Shortly before nightfall, as the boats made their way northward, the first set of squalls hit the fleet with winds seemingly materializing from nowhere, ramping up to hurricane force, with little or no place for boats to hide.
This video was shot by Jeremy Appel of Lafayette, CA, who was sailing aboard Hiwassee, a Farr 395. ©Race to Mackinac Presented by Wintrust
The Chicago to Mackinac Race started in 1898 with a mere five boats. The Mac has evolved into a world-class sporting event. At 289.4 miles, the Race to Mackinac is the oldest annual freshwater distance race in the world. The Mac starts at the Chicago Lighthouse, just off Navy Pier, and continues to Mackinac Island, Michigan.
Mackinac, sometimes called the Monte Carlo of the Midwest, with its horses, fudge and cool breezes, thrives. It lives and breathes for this, and the island’s residents and visitors (fudgies) wouldn’t have it any other way.
Marin County Team in Chi-Mac
Presenting partner Wintrust Bank not only provides a solid sponsorship off the water, but was represented on it when vice chairman and chief lending officer Richard Murphy sailed with the company’s first sponsored boat. Murphy, Nick Gibbens (from San Rafael) and David Normandin chartered Mojo, a Beneteau 40.7, and brought in a seasoned crew partly from Northern California. They won their division after surviving a collision at the start.
Gibbens was born and raised in Bay Area. He grew up in Berkeley and has been sailing on San Francisco Bay all his life. In this, his first Mackinac Race, his trusted longtime sailing companions included Dave Gruver and John Collins, both of Mill Valley, and Doug Johnstone from Marina del Rey. “He is a surveyor by trade and he was our navigator, weather strategist and all-over strategic guru,” said Gibbens of Johnstone.

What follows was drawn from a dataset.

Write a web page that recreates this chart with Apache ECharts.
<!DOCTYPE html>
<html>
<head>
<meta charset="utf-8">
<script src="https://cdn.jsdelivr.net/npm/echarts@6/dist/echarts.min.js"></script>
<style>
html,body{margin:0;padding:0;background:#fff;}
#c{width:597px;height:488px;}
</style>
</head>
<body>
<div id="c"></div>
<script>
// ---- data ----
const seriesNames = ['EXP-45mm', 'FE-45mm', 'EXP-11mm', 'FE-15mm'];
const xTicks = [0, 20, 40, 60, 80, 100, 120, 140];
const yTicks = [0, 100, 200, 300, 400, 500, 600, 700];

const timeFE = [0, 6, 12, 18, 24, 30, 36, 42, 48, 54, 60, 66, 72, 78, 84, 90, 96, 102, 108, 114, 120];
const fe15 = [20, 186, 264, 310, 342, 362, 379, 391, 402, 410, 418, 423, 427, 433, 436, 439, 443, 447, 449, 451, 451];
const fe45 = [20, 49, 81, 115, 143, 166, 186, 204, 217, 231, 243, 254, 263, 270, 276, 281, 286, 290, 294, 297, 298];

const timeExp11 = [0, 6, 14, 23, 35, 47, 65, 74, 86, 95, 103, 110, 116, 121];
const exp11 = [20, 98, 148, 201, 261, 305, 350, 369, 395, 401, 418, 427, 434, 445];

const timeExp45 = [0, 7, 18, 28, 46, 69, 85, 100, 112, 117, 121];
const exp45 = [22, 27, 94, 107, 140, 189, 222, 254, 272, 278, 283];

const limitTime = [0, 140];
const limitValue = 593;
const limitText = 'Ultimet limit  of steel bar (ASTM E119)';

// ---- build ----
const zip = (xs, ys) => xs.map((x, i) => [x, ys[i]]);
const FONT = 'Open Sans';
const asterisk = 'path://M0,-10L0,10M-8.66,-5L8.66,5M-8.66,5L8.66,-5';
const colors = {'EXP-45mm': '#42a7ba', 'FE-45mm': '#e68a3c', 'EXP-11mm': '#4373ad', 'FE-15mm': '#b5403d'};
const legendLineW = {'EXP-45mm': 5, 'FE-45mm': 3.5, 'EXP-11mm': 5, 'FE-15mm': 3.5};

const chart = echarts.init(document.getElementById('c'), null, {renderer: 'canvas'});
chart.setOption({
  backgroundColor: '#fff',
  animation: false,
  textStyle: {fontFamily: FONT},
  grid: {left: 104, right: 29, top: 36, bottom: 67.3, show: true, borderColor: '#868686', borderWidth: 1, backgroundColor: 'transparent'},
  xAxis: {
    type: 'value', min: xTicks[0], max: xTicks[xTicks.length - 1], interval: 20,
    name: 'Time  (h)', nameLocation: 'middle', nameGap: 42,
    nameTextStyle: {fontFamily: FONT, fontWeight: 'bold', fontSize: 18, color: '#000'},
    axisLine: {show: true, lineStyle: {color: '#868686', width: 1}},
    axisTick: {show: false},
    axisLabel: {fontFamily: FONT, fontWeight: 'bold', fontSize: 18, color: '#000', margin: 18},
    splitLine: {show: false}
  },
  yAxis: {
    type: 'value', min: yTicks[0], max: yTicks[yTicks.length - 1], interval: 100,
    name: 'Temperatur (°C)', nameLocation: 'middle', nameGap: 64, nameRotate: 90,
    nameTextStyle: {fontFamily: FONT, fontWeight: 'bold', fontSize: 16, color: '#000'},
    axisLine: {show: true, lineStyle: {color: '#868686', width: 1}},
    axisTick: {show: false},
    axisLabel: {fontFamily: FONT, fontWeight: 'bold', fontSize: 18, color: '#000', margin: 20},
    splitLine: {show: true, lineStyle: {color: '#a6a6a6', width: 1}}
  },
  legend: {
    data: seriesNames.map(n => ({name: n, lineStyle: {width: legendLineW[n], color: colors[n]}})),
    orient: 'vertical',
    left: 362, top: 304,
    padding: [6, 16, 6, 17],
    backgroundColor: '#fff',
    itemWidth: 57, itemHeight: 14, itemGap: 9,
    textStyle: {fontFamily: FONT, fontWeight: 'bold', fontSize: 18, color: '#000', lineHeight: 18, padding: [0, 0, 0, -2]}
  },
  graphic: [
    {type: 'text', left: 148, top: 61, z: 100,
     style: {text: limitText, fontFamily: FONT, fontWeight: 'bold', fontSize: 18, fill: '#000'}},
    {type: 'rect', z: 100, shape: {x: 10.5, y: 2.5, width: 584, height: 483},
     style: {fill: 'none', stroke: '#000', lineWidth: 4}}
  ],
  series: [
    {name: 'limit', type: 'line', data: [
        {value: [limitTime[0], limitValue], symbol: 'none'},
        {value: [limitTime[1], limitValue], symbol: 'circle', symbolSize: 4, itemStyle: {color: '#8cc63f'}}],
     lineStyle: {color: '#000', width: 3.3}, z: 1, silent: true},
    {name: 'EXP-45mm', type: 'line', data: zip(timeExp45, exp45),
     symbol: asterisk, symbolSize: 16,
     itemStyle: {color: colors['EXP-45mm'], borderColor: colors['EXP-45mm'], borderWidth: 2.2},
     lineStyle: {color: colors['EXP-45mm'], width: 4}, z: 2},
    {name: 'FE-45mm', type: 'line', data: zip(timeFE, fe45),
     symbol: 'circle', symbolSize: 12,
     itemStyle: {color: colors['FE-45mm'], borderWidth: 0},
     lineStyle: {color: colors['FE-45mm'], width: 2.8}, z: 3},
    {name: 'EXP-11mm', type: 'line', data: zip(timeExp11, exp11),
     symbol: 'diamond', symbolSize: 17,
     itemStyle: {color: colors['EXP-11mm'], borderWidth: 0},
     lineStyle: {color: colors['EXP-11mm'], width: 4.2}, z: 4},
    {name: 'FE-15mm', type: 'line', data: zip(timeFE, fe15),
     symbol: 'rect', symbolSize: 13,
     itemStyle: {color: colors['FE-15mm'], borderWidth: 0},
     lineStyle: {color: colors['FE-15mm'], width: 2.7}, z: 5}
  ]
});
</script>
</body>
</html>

The crew and boat had only been together for a few days before the race and earned a section win in the Beneteau 40.7 class.

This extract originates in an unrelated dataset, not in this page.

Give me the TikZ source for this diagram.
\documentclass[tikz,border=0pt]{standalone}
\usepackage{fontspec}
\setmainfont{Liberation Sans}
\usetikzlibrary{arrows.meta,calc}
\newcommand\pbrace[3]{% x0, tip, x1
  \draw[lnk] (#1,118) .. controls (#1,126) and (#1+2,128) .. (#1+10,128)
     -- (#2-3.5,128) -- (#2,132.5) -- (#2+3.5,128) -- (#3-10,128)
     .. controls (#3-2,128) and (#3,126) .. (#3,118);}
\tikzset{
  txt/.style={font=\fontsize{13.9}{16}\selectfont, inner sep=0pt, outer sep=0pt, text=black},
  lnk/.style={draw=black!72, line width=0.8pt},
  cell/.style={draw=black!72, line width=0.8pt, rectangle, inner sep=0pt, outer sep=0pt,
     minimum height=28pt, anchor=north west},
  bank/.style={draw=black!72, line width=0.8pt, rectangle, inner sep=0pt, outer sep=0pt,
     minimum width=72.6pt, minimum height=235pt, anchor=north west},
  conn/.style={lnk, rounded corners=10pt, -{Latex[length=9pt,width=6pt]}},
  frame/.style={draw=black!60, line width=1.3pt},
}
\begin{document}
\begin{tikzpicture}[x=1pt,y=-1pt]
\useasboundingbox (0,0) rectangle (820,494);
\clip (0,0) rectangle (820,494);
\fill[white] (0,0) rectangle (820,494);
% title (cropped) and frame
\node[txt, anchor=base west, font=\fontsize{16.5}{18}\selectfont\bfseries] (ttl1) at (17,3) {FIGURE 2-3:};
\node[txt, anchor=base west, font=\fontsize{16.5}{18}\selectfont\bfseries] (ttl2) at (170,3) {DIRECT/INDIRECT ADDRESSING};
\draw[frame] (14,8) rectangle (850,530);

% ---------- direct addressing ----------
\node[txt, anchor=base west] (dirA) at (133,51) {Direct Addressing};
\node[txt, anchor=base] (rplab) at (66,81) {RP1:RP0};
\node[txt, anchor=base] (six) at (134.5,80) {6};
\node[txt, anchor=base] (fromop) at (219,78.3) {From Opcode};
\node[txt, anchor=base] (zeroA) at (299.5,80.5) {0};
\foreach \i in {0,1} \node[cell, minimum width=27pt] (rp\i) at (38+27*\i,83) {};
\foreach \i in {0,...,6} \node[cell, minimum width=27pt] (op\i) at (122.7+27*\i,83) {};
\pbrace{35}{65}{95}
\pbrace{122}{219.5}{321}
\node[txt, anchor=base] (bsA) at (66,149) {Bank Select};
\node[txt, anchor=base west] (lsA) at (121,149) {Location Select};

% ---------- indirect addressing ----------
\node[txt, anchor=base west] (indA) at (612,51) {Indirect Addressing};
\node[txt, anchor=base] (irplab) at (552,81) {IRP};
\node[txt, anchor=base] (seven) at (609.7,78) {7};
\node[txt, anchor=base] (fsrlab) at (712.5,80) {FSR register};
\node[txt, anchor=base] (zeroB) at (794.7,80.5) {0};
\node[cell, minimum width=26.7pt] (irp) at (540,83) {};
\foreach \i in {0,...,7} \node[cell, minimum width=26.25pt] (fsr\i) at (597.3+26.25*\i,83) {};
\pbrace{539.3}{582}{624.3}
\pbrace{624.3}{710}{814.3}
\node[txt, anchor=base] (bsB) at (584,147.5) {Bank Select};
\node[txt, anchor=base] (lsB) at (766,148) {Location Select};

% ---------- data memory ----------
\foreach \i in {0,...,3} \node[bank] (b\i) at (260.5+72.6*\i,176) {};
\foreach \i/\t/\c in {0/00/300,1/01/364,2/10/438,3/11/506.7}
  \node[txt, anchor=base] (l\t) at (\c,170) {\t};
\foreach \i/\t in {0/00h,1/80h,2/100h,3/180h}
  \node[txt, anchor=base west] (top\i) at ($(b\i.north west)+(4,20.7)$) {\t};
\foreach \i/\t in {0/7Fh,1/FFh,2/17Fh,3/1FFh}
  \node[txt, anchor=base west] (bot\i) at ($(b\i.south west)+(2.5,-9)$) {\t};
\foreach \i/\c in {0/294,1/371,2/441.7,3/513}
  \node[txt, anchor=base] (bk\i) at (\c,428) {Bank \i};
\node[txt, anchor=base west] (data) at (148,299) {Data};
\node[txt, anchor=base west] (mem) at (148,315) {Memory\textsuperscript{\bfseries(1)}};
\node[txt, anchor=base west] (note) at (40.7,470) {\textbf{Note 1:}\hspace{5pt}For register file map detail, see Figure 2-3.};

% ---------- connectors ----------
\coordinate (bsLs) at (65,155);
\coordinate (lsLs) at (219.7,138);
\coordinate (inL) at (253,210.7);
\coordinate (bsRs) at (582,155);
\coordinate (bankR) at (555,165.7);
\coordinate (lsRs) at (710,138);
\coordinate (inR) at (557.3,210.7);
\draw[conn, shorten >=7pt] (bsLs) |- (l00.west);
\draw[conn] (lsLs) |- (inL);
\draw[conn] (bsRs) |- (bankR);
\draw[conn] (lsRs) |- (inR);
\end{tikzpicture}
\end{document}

Two Races to Mackinac, Two Daughters
The story last week during the Port Huron to Mackinac Race of Merritt and Scott Sellers, father and daughter, is inspiring and heart-lifting.
They sailed their J/111 nosurprise on the Shore Course, winning the doublehanded class and eventually finishing third overall. They’re from Larkspur and keep a summer home in Harbor Springs, Michigan.

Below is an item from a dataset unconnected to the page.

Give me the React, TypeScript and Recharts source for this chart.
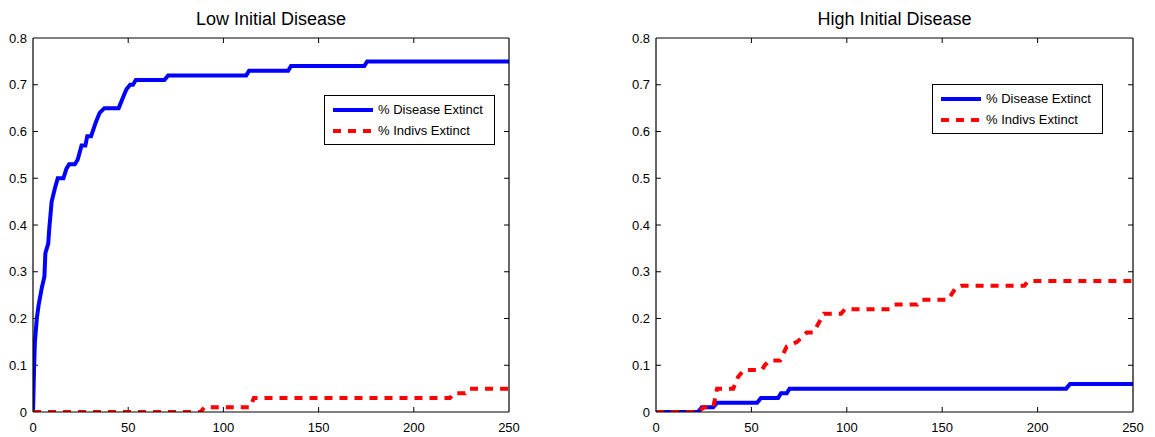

Scott’s daughter Hannah had done the last two Bayviews aboard their J/111, and Merritt did Chicago last year. “I’m going to swap out and have a different daughter and a different experience,” said Scott.
The Sellers’ team finished first in the J/111 Division and 26th overall on arrival to Mackinac in 1 day, 12 hours, 38 minutes. This was Hannah’s first Chicago race. She primarily trims sails on board.
“It was pretty gnarly,” said Hannah Sellers. “It was one of the most intense storms I’ve ever seen, but it felt really exciting to race through that. It was pretty chilly on the boat!”
The first night’s storms wrecked sailors’ nerves, but the fleet’s consensus was that all the safety preparation, practice and pre-set plans came into effect. Natalie J’s owner Philip O’Neil III said, “We expect storms in the summer here in the Midwest.” O’Neil’s TP52 was the first race boat to finish Sunday at 6:17:53 EDT.
“We took our main down when it hit 40 knots. We saw 69 knots at one point. The team had already talked through the scenarios, so when it happened everyone knew what their job was. It was a big deal, but it wasn’t a big deal; everyone jumped in and did what they planned on doing. When it was over, we got back to racing,” said O’Neil.
While this year’s race didn’t break any official records other than the number of Lake Michigan lightning strikes during Saturday night’s storms, it was one of the overall fastest races in recent years.